Funderingen

De fundering vormt de basis voor een strak eindresultaat. Broekema licht toe.

Een goede fundering is de basis bij de aanleg

De basis voor elke bestrating is de ondergrond. Een goede fundatie draagt in belangrijke mate bij aan het eindresultaat en aan de duurzaamheid. Gezien de grote verschillen in voorkomende bodemgesteldheden is het onmogelijk om een uniform advies te geven. Elke situatie is anders. Toch willen we u graag enkele basisregels over funderingen meegeven:

Funderingslaag

Hoe minder draagkrachtig de ondergrond, hoe zwaarder en dikker de funderingslaag moet zijn. Een fundatie op een zandgrond ziet er dus heel anders uit dan een fundatie op een veengrond. De afmetingen van het bestratingsmateriaal zijn eveneens van belang. Dunne afwerkingsproducten zoals bijvoorbeeld tegels tot 3 cm dik vragen een extra stevige fundatie, van vaak een gestabiliseerd zandbed met ondergrondversteviger tot soms zelfs een massieve betonnen plaat. Dikke bestratingstenen daarentegen kunnen vaak al geplaatst op een fundering van enkel goed verdicht straatzand. De te verwachten belasting speelt uiteraard ook een rol. Een fundering waar verkeer overheen komt dient zwaarder en steviger te zijn dan een fundering onder een pad wat enkel door voetgangers wordt gebruikt.

Ondergrondversteviger

De meeste funderingen bestaan uit twee lagen. Een onderlaag bestaande uit grove steenslag of gebroken puin in de fractie 20-32 mm, en een afwerklaag bestaande uit grof zand, al dan niet gestabiliseerd met ondergrondversteviger. De dikte van de fundering zal in de praktijk meestal variëren tussen de 15 en 30 cm. De fundatie dient in ieder geval goed verdicht te worden, door het, liefst laag voor laag, aan te stampen, trillen of walsen. Bij een weinig draagkrachtige ondergrond is het gebruik van geotextiel aan te bevelen. Dit kunststof gronddoek moet onder het funderingsmateriaal worden geplaatst, opdat de druk gelijkmatiger wordt verdeeld. Bijkomend voordeel is dat de funderingsmaterialen goed gescheiden blijven van de ondergrond.

Bijna alle materialen vertonen uitzetting en krimp.
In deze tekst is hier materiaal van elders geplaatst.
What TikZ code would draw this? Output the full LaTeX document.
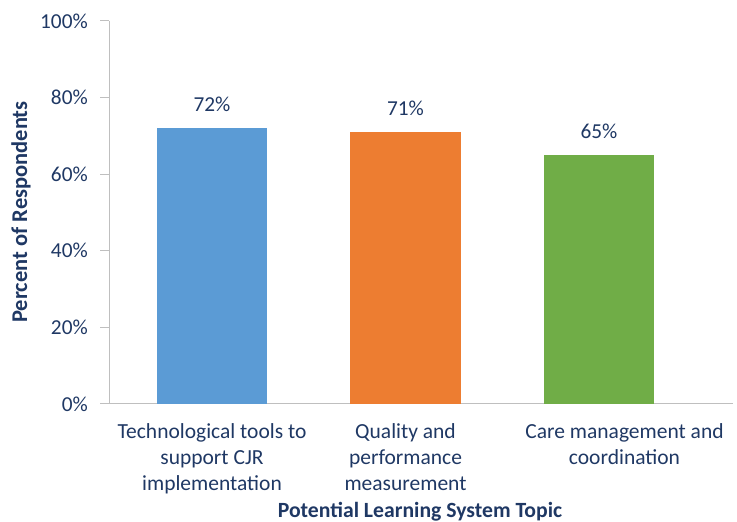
\documentclass[tikz,border=0pt]{standalone}
\usepackage{fontspec}
\setmainfont{Carlito}
\definecolor{txt}{RGB}{31,56,100}
\definecolor{axisgray}{RGB}{191,191,191}
\definecolor{cblue}{RGB}{91,155,213}
\definecolor{corange}{RGB}{237,125,49}
\definecolor{cgreen}{RGB}{112,173,71}
\begin{document}
\begin{tikzpicture}[x=1pt,y=1pt,
  ticklab/.style={anchor=east,text=txt,font=\fontsize{21.3}{24}\selectfont,inner sep=0pt},
  vallab/.style={anchor=south,text=txt,font=\fontsize{21.3}{24}\selectfont,inner sep=0pt},
  catlab/.style={anchor=north,text=txt,align=center,font=\fontsize{21.5}{26}\selectfont,inner sep=0pt},
  axtitle/.style={text=txt,font=\bfseries\fontsize{22.5}{24}\selectfont,inner sep=0pt},
  xtitle/.style={text=txt,font=\bfseries\fontsize{21.7}{24}\selectfont,inner sep=0pt}]
\useasboundingbox (0,0) rectangle (737,522);
% y: pixel row r -> 522-r
% axes
\coordinate (o) at (109,118);
\coordinate (top) at (109,501);
\coordinate (xend) at (733,118);
\draw[axisgray,line width=1pt] (top) -- (o) -- (xend);
\foreach \v/\r in {0/404,20/327.4,40/250.8,60/174.2,80/97.6,100/21}{
  \coordinate (t\v) at (109,522-\r);
  \draw[axisgray,line width=1pt] (t\v) -- ++(-9,0);
  \node[ticklab] (l\v) at (88,522-\r) {\v\%};
}
% bars
\fill[cblue] (157,118) rectangle (267,522-128) coordinate (b1);
\fill[corange] (350,118) rectangle (461,522-132) coordinate (b2);
\fill[cgreen] (544,118) rectangle (654,522-155) coordinate (b3);
\node[vallab] (v1) at (212,522-128+16) {72\%};
\node[vallab] (v2) at (405.5,522-132+16) {71\%};
\node[vallab] (v3) at (599,522-155+16) {65\%};
% category labels
\node[catlab] (c1) at (212,522-423) {Technological tools to\\support CJR\\implementation};
\node[catlab] (c2) at (405.5,522-423) {Quality and\\performance\\measurement};
\node[catlab] (c3) at (624.5,522-423) {Care management and\\coordination};
% axis titles
\node[axtitle,rotate=90] (yt) at (21,522-212) {Percent of Respondents};
\node[xtitle,anchor=base] (xt) at (420,522-518) {Potential Learning System Topic};
\end{tikzpicture}
\end{document}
Hier dient bij de aanleg rekening mee gehouden te worden. Vanaf een oppervlakte van 15 m2 of een lengte van 5 m1 is het daarom raadzaam het bestratingsmateriaal en de fundering te voorzien van een uitzettingsvoeg (ook wel dilatatievoeg). De aansluiting met de gevel mag men niet vergeten; door bijvoorbeeld isolatiefoam of een gelijkwaardig product te plaatsen kan er voldoende ruimte gegeven worden aan de eventuele uitzetting.

Terras op afschot

Ter bevordering van de afwatering en het voorkomen van plassen dient een pad of terras op afschot te liggen. Het afschot dient ca. 1% (= ca. 1 cm per m1) te zijn, zodanig dat het water van het gebouw wegloopt.

Opsluitband

Om “weglopen” van het zandbed en de bestrating (ook tegels!) tegen te gaan dient deze te worden opgesloten. De opsluitband is voor dit doeleind gemaakt, maar ook palissaden, bielzen e.d. voldoen uitstekend. Voor ronde vormen of omdat men een opsluitband minder fraai vindt wordt ook wel gebruik gemaakt van een klinker op zijn kant. Deze zogenaamde rollaag voldoet alleen bij lichtere belasting. De opsluiting moet hoger zijn dan het bestratingsmateriaal en wordt vaak 1 a 2 cm lager geplaatst dan de bestrating of het tegelwerk zelf.